— Given data —
= = = = =

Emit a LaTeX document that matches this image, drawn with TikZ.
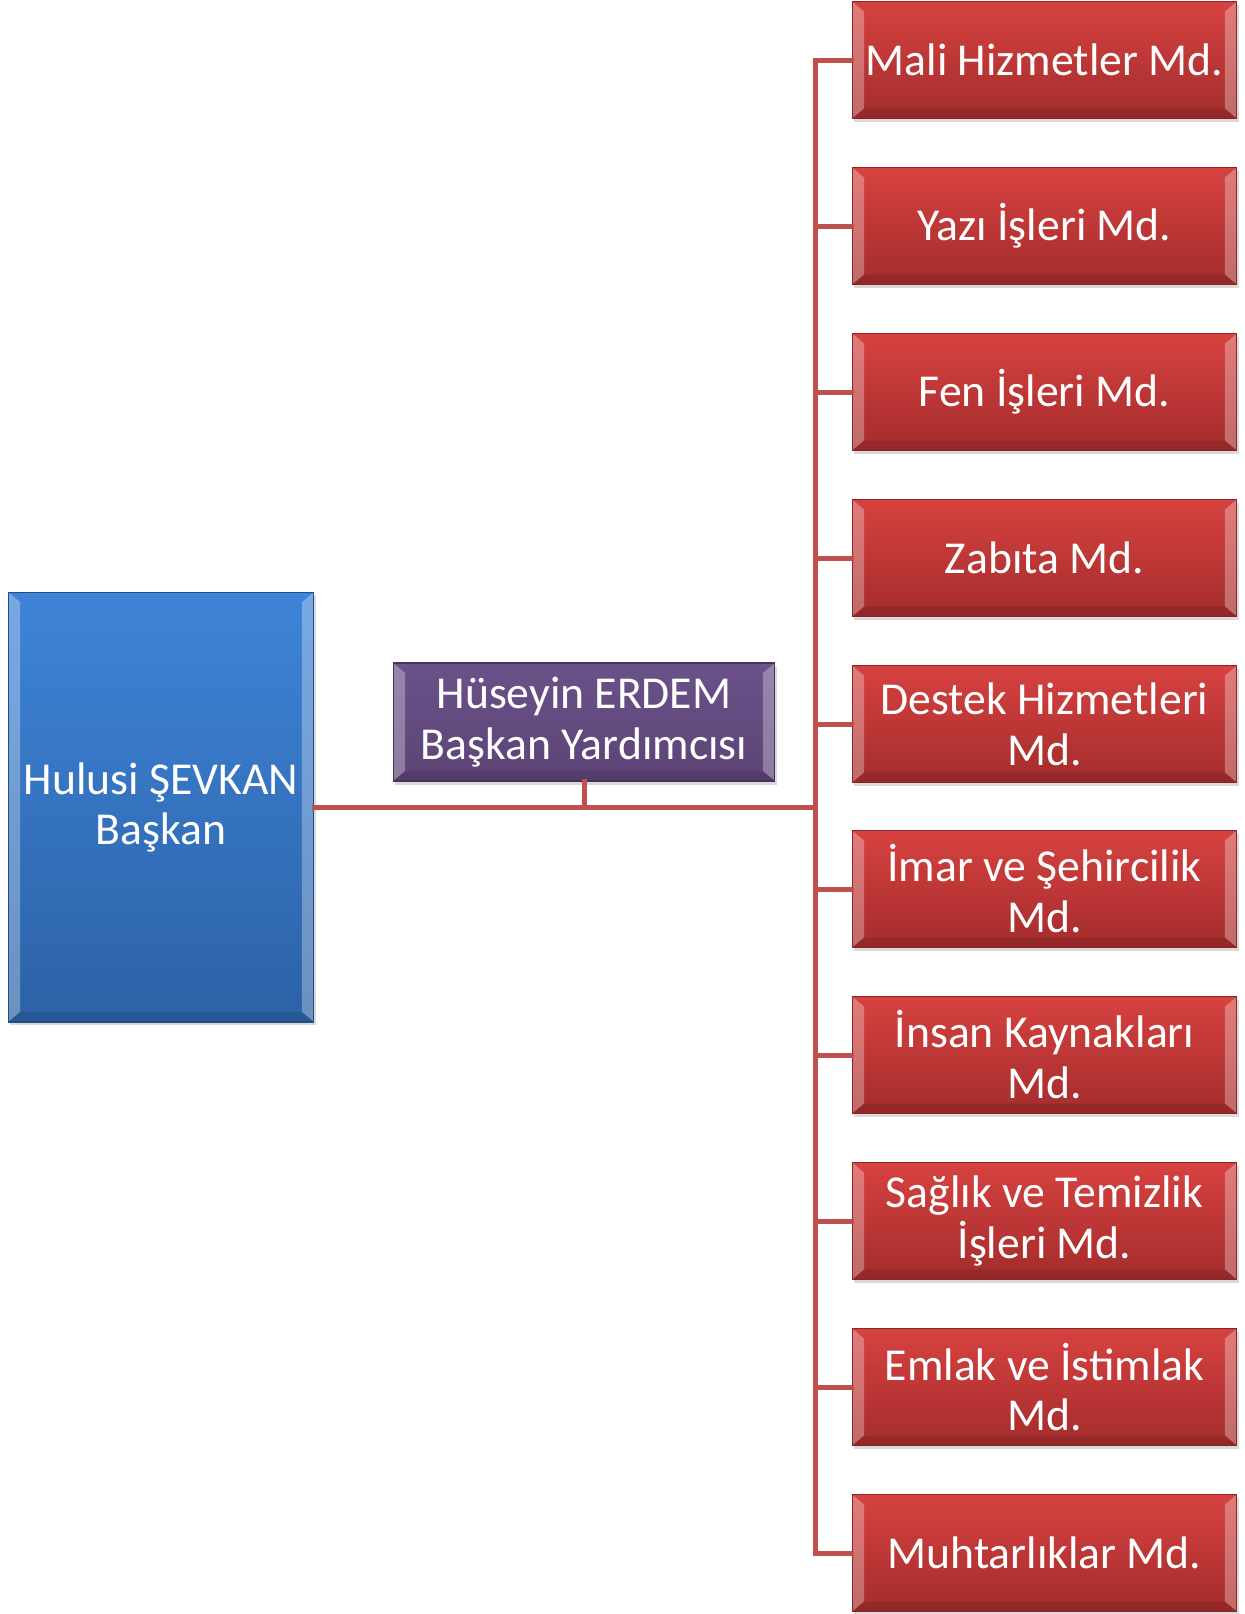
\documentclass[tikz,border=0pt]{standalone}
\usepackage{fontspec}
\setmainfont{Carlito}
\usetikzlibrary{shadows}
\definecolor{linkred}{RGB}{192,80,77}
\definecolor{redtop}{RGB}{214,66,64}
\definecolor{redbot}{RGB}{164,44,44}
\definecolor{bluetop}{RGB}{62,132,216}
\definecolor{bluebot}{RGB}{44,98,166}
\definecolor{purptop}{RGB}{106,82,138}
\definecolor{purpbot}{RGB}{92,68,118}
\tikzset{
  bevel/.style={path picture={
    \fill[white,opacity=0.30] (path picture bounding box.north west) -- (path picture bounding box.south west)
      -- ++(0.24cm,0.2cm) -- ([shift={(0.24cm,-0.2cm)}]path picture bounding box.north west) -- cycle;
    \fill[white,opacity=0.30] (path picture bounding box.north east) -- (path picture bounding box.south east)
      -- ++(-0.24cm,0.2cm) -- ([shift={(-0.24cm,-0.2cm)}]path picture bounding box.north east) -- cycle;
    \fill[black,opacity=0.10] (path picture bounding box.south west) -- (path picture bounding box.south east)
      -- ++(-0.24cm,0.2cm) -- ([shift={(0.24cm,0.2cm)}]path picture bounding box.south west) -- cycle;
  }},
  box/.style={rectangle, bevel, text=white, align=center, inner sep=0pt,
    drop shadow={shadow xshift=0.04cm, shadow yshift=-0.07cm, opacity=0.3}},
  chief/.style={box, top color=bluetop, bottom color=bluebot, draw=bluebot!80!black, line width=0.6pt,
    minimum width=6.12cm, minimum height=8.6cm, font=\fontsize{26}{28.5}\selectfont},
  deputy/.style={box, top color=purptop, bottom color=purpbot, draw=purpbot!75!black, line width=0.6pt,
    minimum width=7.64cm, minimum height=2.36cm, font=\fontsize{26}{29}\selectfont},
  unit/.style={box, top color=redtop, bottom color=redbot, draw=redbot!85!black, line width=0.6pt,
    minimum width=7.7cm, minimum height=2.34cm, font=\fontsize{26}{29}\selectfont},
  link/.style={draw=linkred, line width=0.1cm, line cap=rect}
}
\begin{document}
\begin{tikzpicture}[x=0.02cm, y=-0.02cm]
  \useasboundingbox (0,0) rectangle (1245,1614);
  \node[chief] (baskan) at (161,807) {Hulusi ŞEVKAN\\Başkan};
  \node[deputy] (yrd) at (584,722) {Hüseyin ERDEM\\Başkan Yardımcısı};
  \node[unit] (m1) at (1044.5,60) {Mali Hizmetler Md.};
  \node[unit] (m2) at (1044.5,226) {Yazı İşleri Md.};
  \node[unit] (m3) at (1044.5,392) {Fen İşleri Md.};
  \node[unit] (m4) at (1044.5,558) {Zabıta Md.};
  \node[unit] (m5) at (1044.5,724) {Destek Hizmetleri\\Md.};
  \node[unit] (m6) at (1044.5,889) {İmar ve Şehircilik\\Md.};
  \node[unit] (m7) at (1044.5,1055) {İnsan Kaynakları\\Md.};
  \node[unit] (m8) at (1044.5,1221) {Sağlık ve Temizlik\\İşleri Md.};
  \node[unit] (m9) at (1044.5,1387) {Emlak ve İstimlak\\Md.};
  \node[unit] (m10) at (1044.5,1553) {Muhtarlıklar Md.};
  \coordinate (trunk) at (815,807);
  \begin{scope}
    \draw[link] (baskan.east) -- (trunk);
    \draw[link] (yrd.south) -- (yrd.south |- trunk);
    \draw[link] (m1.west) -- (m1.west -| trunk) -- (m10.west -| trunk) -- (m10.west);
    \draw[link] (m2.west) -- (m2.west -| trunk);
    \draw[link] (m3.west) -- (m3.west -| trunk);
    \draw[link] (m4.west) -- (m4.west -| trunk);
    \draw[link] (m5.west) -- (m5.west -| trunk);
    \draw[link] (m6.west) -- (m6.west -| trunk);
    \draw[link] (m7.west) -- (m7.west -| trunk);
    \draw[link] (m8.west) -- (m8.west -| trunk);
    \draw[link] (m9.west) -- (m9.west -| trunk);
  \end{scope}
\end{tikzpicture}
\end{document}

= = = = =

— Task to complete —
All of the material above is to be copied exactly, except for its images.

— Right answer —
Emit a LaTeX document that matches this image, drawn with TikZ.
\documentclass[tikz,border=0pt]{standalone}
\usepackage{fontspec}
\setmainfont{Carlito}
\usetikzlibrary{shadows}
\definecolor{linkred}{RGB}{192,80,77}
\definecolor{redtop}{RGB}{214,66,64}
\definecolor{redbot}{RGB}{164,44,44}
\definecolor{bluetop}{RGB}{62,132,216}
\definecolor{bluebot}{RGB}{44,98,166}
\definecolor{purptop}{RGB}{106,82,138}
\definecolor{purpbot}{RGB}{92,68,118}
\tikzset{
  bevel/.style={path picture={
    \fill[white,opacity=0.30] (path picture bounding box.north west) -- (path picture bounding box.south west)
      -- ++(0.24cm,0.2cm) -- ([shift={(0.24cm,-0.2cm)}]path picture bounding box.north west) -- cycle;
    \fill[white,opacity=0.30] (path picture bounding box.north east) -- (path picture bounding box.south east)
      -- ++(-0.24cm,0.2cm) -- ([shift={(-0.24cm,-0.2cm)}]path picture bounding box.north east) -- cycle;
    \fill[black,opacity=0.10] (path picture bounding box.south west) -- (path picture bounding box.south east)
      -- ++(-0.24cm,0.2cm) -- ([shift={(0.24cm,0.2cm)}]path picture bounding box.south west) -- cycle;
  }},
  box/.style={rectangle, bevel, text=white, align=center, inner sep=0pt,
    drop shadow={shadow xshift=0.04cm, shadow yshift=-0.07cm, opacity=0.3}},
  chief/.style={box, top color=bluetop, bottom color=bluebot, draw=bluebot!80!black, line width=0.6pt,
    minimum width=6.12cm, minimum height=8.6cm, font=\fontsize{26}{28.5}\selectfont},
  deputy/.style={box, top color=purptop, bottom color=purpbot, draw=purpbot!75!black, line width=0.6pt,
    minimum width=7.64cm, minimum height=2.36cm, font=\fontsize{26}{29}\selectfont},
  unit/.style={box, top color=redtop, bottom color=redbot, draw=redbot!85!black, line width=0.6pt,
    minimum width=7.7cm, minimum height=2.34cm, font=\fontsize{26}{29}\selectfont},
  link/.style={draw=linkred, line width=0.1cm, line cap=rect}
}
\begin{document}
\begin{tikzpicture}[x=0.02cm, y=-0.02cm]
  \useasboundingbox (0,0) rectangle (1245,1614);
  \node[chief] (baskan) at (161,807) {Hulusi ŞEVKAN\\Başkan};
  \node[deputy] (yrd) at (584,722) {Hüseyin ERDEM\\Başkan Yardımcısı};
  \node[unit] (m1) at (1044.5,60) {Mali Hizmetler Md.};
  \node[unit] (m2) at (1044.5,226) {Yazı İşleri Md.};
  \node[unit] (m3) at (1044.5,392) {Fen İşleri Md.};
  \node[unit] (m4) at (1044.5,558) {Zabıta Md.};
  \node[unit] (m5) at (1044.5,724) {Destek Hizmetleri\\Md.};
  \node[unit] (m6) at (1044.5,889) {İmar ve Şehircilik\\Md.};
  \node[unit] (m7) at (1044.5,1055) {İnsan Kaynakları\\Md.};
  \node[unit] (m8) at (1044.5,1221) {Sağlık ve Temizlik\\İşleri Md.};
  \node[unit] (m9) at (1044.5,1387) {Emlak ve İstimlak\\Md.};
  \node[unit] (m10) at (1044.5,1553) {Muhtarlıklar Md.};
  \coordinate (trunk) at (815,807);
  \begin{scope}
    \draw[link] (baskan.east) -- (trunk);
    \draw[link] (yrd.south) -- (yrd.south |- trunk);
    \draw[link] (m1.west) -- (m1.west -| trunk) -- (m10.west -| trunk) -- (m10.west);
    \draw[link] (m2.west) -- (m2.west -| trunk);
    \draw[link] (m3.west) -- (m3.west -| trunk);
    \draw[link] (m4.west) -- (m4.west -| trunk);
    \draw[link] (m5.west) -- (m5.west -| trunk);
    \draw[link] (m6.west) -- (m6.west -| trunk);
    \draw[link] (m7.west) -- (m7.west -| trunk);
    \draw[link] (m8.west) -- (m8.west -| trunk);
    \draw[link] (m9.west) -- (m9.west -| trunk);
  \end{scope}
\end{tikzpicture}
\end{document}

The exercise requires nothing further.